* start *

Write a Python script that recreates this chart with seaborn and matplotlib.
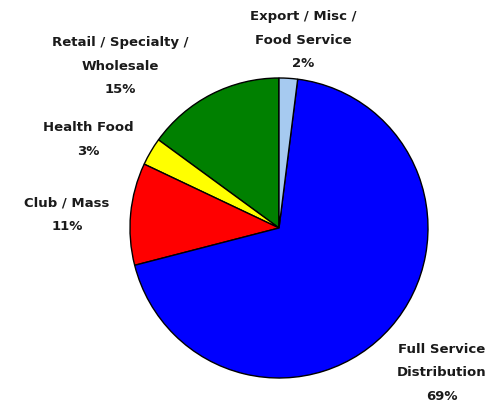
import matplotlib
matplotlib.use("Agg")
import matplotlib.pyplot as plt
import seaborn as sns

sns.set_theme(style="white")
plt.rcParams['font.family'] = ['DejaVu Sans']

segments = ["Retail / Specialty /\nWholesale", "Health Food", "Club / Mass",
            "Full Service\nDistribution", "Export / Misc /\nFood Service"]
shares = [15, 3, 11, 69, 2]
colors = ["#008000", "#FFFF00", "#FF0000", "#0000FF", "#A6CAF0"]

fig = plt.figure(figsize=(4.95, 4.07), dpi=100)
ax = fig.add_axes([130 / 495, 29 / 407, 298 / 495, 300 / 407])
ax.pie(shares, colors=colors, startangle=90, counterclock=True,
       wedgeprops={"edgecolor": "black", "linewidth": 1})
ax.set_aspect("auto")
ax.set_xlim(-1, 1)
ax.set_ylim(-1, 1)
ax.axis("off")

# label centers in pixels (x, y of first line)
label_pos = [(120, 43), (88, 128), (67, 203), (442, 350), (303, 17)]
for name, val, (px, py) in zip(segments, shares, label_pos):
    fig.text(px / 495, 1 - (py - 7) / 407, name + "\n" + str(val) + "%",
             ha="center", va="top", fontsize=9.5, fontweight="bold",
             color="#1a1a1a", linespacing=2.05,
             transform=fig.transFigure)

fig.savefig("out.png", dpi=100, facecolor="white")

* end *

— TASK TO CARRY OUT —
In your copy, leave out the pictures and reproduce the material above exactly.

— FINISHED EXERCISE —
Write a Python script that recreates this chart with seaborn and matplotlib.
import matplotlib
matplotlib.use("Agg")
import matplotlib.pyplot as plt
import seaborn as sns

sns.set_theme(style="white")
plt.rcParams['font.family'] = ['DejaVu Sans']

segments = ["Retail / Specialty /\nWholesale", "Health Food", "Club / Mass",
            "Full Service\nDistribution", "Export / Misc /\nFood Service"]
shares = [15, 3, 11, 69, 2]
colors = ["#008000", "#FFFF00", "#FF0000", "#0000FF", "#A6CAF0"]

fig = plt.figure(figsize=(4.95, 4.07), dpi=100)
ax = fig.add_axes([130 / 495, 29 / 407, 298 / 495, 300 / 407])
ax.pie(shares, colors=colors, startangle=90, counterclock=True,
       wedgeprops={"edgecolor": "black", "linewidth": 1})
ax.set_aspect("auto")
ax.set_xlim(-1, 1)
ax.set_ylim(-1, 1)
ax.axis("off")

# label centers in pixels (x, y of first line)
label_pos = [(120, 43), (88, 128), (67, 203), (442, 350), (303, 17)]
for name, val, (px, py) in zip(segments, shares, label_pos):
    fig.text(px / 495, 1 - (py - 7) / 407, name + "\n" + str(val) + "%",
             ha="center", va="top", fontsize=9.5, fontweight="bold",
             color="#1a1a1a", linespacing=2.05,
             transform=fig.transFigure)

fig.savefig("out.png", dpi=100, facecolor="white")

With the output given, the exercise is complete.